Sep. 7—Recent research by Beaufort County has turned up a surprise: The county doesn’t own, or even have agreements to maintain, five boat landings — even though it has operated them for decades, investing thousands of dollars annually in upkeep.
Future investments in the prized access to waters around Beaufort County are now on hold as the county figures out how to proceed in light of the fuzzy ownership/easement issues.
County officials say they do not plan to close the landings. However, some County Council members say they also don’t want to spend more money on those properties without new agreements or easements clarifying the county’s role.
There’s also liability to consider, says County Council Chairman Joseph Passiment.
“This is a hot-button topic as to whether we should continue maintaining any facility — I don’t care what it is — any facility we don’t have clear title to because of the litigious society we’re in,” he said.
The boat landings are “precious commodities,” Passiment said, but the ownership question “is definitely a problem.” If somebody was injured on the landings, he said, the county could be held responsible, even though it doesn’t own them.
Ownership or easements are in question at boat landings at Sands Beach in Port Royal, the Brickyard on Lady’s Island, Russ Point on Hunting Island, Wallace Boat on St. Helena Island and Wimbee at Lobeco north of Beaufort.
“I don’t understand how we maintain something we don’t own,” County Councilman Lawrence McElynn said.
Jared Fralix, assistant county administrator of engineering, compared the county’s involvement with these sites to some “legacy” dirt roads the county also maintains. At some point, the county began maintaining these roads, he said, although it isn’t always clear when or why.
Beaufort County maintains 25 boat landings, in addition to 17 public-access points to water, bluffs and piers that don’t accommodate boats.
The county is creating a comprehensive master plan for improving those sites, which is expected to be out in six to eight months. As part of that process, county staff reviewed titles, easements and agreements. That’s when they discovered the problems involving the five boat landings. Either the county didn’t own the sites, or there was no agreement to maintain them, requiring additional investigation.
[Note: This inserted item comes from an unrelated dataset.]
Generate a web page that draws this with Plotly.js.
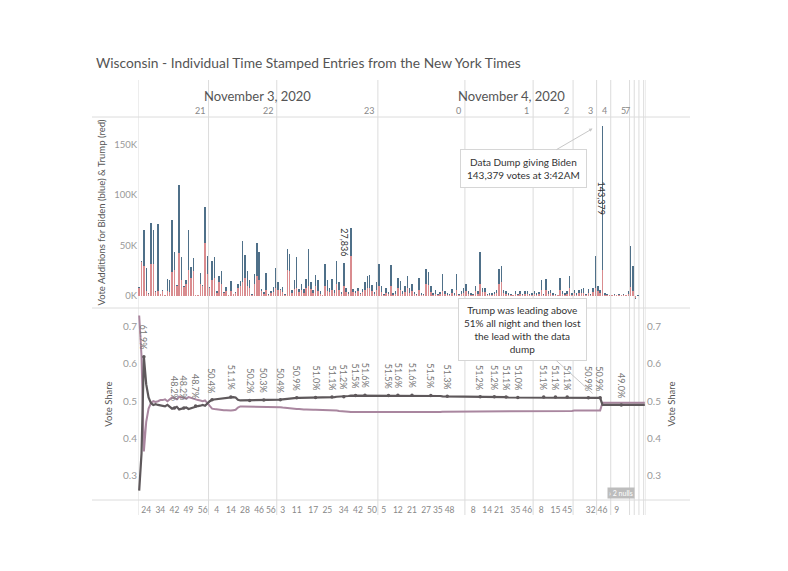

Each of the ownership/easement quandaries is different.
A title search of the Port Royal Sands Beach landing, for example, found no record of the county owing it, or even a formal maintenance agreement. The county says the owner is either the town or Grey Ghost, a neighboring property owner.
Port Royal officials are concerned the town could get stuck maintaining the Sands Beach boat landing, where Beaufort County spends $20,000 a year. It’s one of the most popular landings north of the Broad River. Town Manager Van Willis says the town doesn’t have the money to take over maintenance. Should that happen, the town might have to look at a permit or decal system to raise funds to pay for maintenance, Willis said. “It’s something we’d have to talk about.”
The county says it will continue maintaining the dock while working with Port Royal to finalize a long-term agreement to ensure residents and visitors continue to have access.
County Administrator Eric Greenway is recommending that the county pursue agreements so it keeps maintaining the sites.
“I would not recommend you abandon maintenance on any of these facilities,” Greenway said.
Several council members agree, urging staff to pursue maintenance deals so the county can continue the upkeep.
“Beaufort County is surrounded by water,” Council member Gerald Dawson noted, “and we need every access to the water we can possibly get.”